Earlier this year, Cyclingnews had sat down with Julich at the team's training camp in Tuscany and asked him his thoughts on doing the race for the first time. "I am looking forward to doing the Giro," he said back then. "It is one of those things in cycling that I don't want to regret not doing. I don't want to be saying in 10 or 15 years time, 'ah, I wish I rode that race.' Of course, the Giro is a huge part of cycling. The Tour de France is still number one, but the Giro got a lot of exposure when I was growing up and Andy Hampsten won. So since then it has always being interesting to see.
"Not that many Americans have done the Giro, too - we have always kind have focused on the Tour. This year I wanted to do the Giro even before Ivan decided he was going to do it. It is something that I decided to do, just to put another check next to the '100 things I want to do before I die' sort of thing! That said, it does add a totally different dimension going for an overall with Ivan. So I am sure it will also be a pretty stressful Giro."
Basso has prepared fastidiously for the race and has shown good form in several races this spring. Although he was aiming to hit peak form for the Giro, he had sufficient early form to win the Criterium International plus a stage of the Circuit de la Sarthe.
Julich is bullish about his team-mate's challenge. "I think his chances are very, very good," he states. "I don't think Team CSC would sacrifice Jens Voigt, Carlos Sastre and myself and the other four guys if we didn't really feel that we had a chance. Ivan has proved time and time again, especially in the last six months, that he is worthy of us working for him. We are all really counting on him and hopefully we can be there and give him what he needs, and then celebrate in Milan with the overall victory. That is what we are aiming for."
Julich mentioned earlier this year that the ideal scenario for him would be that he could use his strength against the clock to take the pink jersey early on in the race, handing it over to Basso in the mountains. This is still very much an ambition for him. "I am really focussed on trying to do that," he says. "I would say 80 percent of my days racing this year are working for Ivan in the Giro and the Tour. Obviously I am a competitor and I need to have some motivations for myself, some personal results to chase. So I am still looking forward to trying to take the jersey, if I can; if not after the team time trial, then after the long time trial on the stage into Pontedera. But I think it is going to be a kind of secondary bonus, the overall plan of the team is to have Ivan in pink in Milan.

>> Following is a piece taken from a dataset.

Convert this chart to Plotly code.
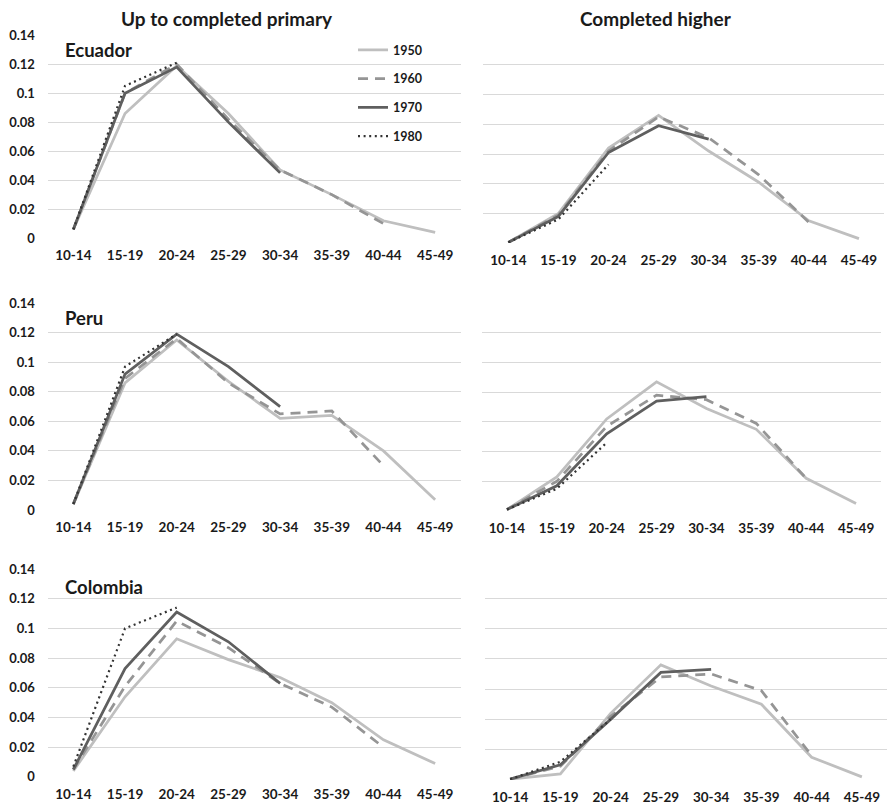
import plotly.graph_objects as go

ages = ["10-14", "15-19", "20-24", "25-29", "30-34", "35-39", "40-44", "45-49"]
years = ["1950", "1960", "1970", "1980"]
y_ticks = [0, 0.02, 0.04, 0.06, 0.08, 0.1, 0.12, 0.14]
y_tick_text = ["0", "0.02", "0.04", "0.06", "0.08", "0.1", "0.12", "0.14"]
col_titles = ["Up to completed primary", "Completed higher"]
countries = ["Ecuador", "Peru", "Colombia"]

N = None
ecu_prim_1950 = [0.006, 0.086, 0.119, 0.086, 0.047, 0.030, 0.012, 0.004]
ecu_prim_1960 = [0.006, 0.100, 0.120, 0.082, 0.047, 0.030, 0.010, N]
ecu_prim_1970 = [0.006, 0.100, 0.118, 0.080, 0.045, N, N, N]
ecu_prim_1980 = [0.006, 0.105, 0.121, N, N, N, N, N]

ecu_high_1950 = [0.0005, 0.020, 0.064, 0.086, 0.062, 0.041, 0.015, 0.003]
ecu_high_1960 = [0.0005, 0.019, 0.062, 0.085, 0.071, 0.046, 0.014, N]
ecu_high_1970 = [0.0005, 0.018, 0.061, 0.079, 0.070, N, N, N]
ecu_high_1980 = [0.0005, 0.016, 0.053, N, N, N, N, N]

peru_prim_1950 = [0.004, 0.086, 0.115, 0.087, 0.062, 0.064, 0.040, 0.007]
peru_prim_1960 = [0.004, 0.089, 0.116, 0.086, 0.065, 0.067, 0.030, N]
peru_prim_1970 = [0.004, 0.092, 0.119, 0.097, 0.070, N, N, N]
peru_prim_1980 = [0.004, 0.097, 0.119, N, N, N, N, N]

peru_high_1950 = [0.001, 0.023, 0.062, 0.087, 0.069, 0.055, 0.022, 0.005]
peru_high_1960 = [0.001, 0.020, 0.057, 0.078, 0.075, 0.059, 0.022, N]
peru_high_1970 = [0.001, 0.017, 0.052, 0.074, 0.077, N, N, N]
peru_high_1980 = [0.001, 0.015, 0.046, N, N, N, N, N]

col_prim_1950 = [0.004, 0.054, 0.093, 0.079, 0.067, 0.050, 0.025, 0.009]
col_prim_1960 = [0.005, 0.061, 0.105, 0.087, 0.063, 0.047, 0.020, N]
col_prim_1970 = [0.005, 0.073, 0.111, 0.091, 0.063, N, N, N]
col_prim_1980 = [0.007, 0.100, 0.114, N, N, N, N, N]

col_high_1950 = [0.0005, 0.004, 0.044, 0.076, 0.062, 0.050, 0.015, 0.002]
col_high_1960 = [0.0005, 0.009, 0.042, 0.068, 0.070, 0.059, 0.016, N]
col_high_1970 = [0.0005, 0.010, 0.040, 0.071, 0.073, N, N, N]
col_high_1980 = [0.0005, 0.012, 0.040, N, N, N, N, N]

panels = [
    [ecu_prim_1950, ecu_prim_1960, ecu_prim_1970, ecu_prim_1980],
    [ecu_high_1950, ecu_high_1960, ecu_high_1970, ecu_high_1980],
    [peru_prim_1950, peru_prim_1960, peru_prim_1970, peru_prim_1980],
    [peru_high_1950, peru_high_1960, peru_high_1970, peru_high_1980],
    [col_prim_1950, col_prim_1960, col_prim_1970, col_prim_1980],
    [col_high_1950, col_high_1960, col_high_1970, col_high_1980],
]

W, H = 887, 806
FONT = "Lato"


def py(y):
    """vertical pixel position (from top) -> placement pixel, compensating
    the observed vertical offset/compression of the rendered page"""
    return (y - 7.8) / 0.9805


styles = [
    dict(color="#BFBFBF", width=2.75, dash="solid"),
    dict(color="#959595", width=2.75, dash="10px,7px"),
    dict(color="#5F5F5F", width=2.75, dash="solid"),
    dict(color="#333333", width=2.2, dash="2px,3.6px"),
]

# pixel geometry of each panel: (left, right, top, bottom)
geom = [
    (47.5, 461, 35, 238),
    (483.3, 884, 35, 243),
    (47.5, 461, 303, 510),
    (482, 881, 303, 511),
    (47.5, 461, 569, 777),
    (485, 887, 568, 780),
]

fig = go.Figure()
layout = {}
for i, (series, (l, r, t, b)) in enumerate(zip(panels, geom)):
    n = "" if i == 0 else str(i + 1)
    xa, ya = "x" + n, "y" + n
    for j, vals in enumerate(series):
        fig.add_trace(go.Scatter(
            x=ages, y=vals, mode="lines", name=years[j],
            line=styles[j], xaxis=xa, yaxis=ya,
            showlegend=(i == 0), legendgroup=years[j],
            connectgaps=False, hoverinfo="skip",
        ))
    left_col = (i % 2 == 0)
    layout["xaxis" + n] = dict(
        domain=[l / W, r / W], anchor=ya, type="category",
        categoryorder="array", categoryarray=ages, range=[-0.5, 7.5],
        showgrid=False, showline=False, zeroline=False,
        ticks="outside", ticklen=5, tickcolor="rgba(0,0,0,0)",
        tickfont=dict(family=FONT, size=13.5, color="#1a1a1a", weight="bold"),
        fixedrange=True,
    )
    layout["yaxis" + n] = dict(
        domain=[1 - py(b) / H, 1 - py(t) / H], anchor=xa, range=[0, 0.14],
        tickvals=y_ticks, ticktext=y_tick_text,
        showticklabels=left_col,
        showgrid=True, gridcolor="#D9D9D9", gridwidth=1,
        zeroline=False, showline=False,
        ticks="outside", ticklen=9, tickcolor="rgba(0,0,0,0)",
        tickfont=dict(family=FONT, size=13, color="#1a1a1a", weight="bold"),
        fixedrange=True,
    )

annotations = []
# column titles
for txt, cx in zip(col_titles, [227, 656]):
    annotations.append(dict(
        text=txt, x=cx / W, y=1 - py(18) / H, xref="paper", yref="paper",
        xanchor="center", yanchor="middle", showarrow=False,
        font=dict(family=FONT, size=19, color="#1a1a1a", weight="bold"),
    ))
# country labels
for txt, cy in zip(countries, [50, 318, 587]):
    annotations.append(dict(
        text=txt, x=63 / W, y=1 - py(cy) / H, xref="paper", yref="paper",
        xanchor="left", yanchor="middle", showarrow=False,
        font=dict(family=FONT, size=18.5, color="#1a1a1a", weight="bold"),
    ))

fig.update_layout(
    **layout,
    width=W, height=H,
    margin=dict(l=0, r=0, t=0, b=0),
    paper_bgcolor="white", plot_bgcolor="white",
    annotations=annotations,
    showlegend=True,
    legend=dict(
        x=353 / W, y=1 - py(35) / H, xanchor="left", yanchor="top",
        bgcolor="rgba(0,0,0,0)", borderwidth=0,
        traceorder="grouped", tracegroupgap=9.5,
        font=dict(family=FONT, size=12.5, color="#1a1a1a", weight="bold"),
        itemwidth=30,
    ),
)

post = (
    "document.documentElement.style.margin='0';"
    "document.documentElement.style.overflow='hidden';"
    "document.body.style.margin='0';document.body.style.padding='0';"
    "document.body.style.overflow='hidden';"
    "var d=document.getElementById('{plot_id}');"
    "d.style.position='fixed';d.style.top='0px';d.style.left='0px';"
)

fig.write_html(
    "out.html",
    config={"displayModeBar": False},
    post_script=post,
)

The Italian team leader is happy with the idea. "Ivan and I talked about it since last December, that I would keep the jersey warm for him, and then hand it over to him once we hit the high mountains towards the end of the race," Julich continues. "For me, it is definitely a goal. You know, I think the race is going to be a lot of fun. It is my first Giro, and with the prologue, the team time trial and a 50 kilometre individual time trial coming in the first 11 days, I will definitely give it [chasing the maglia rosa] a shot."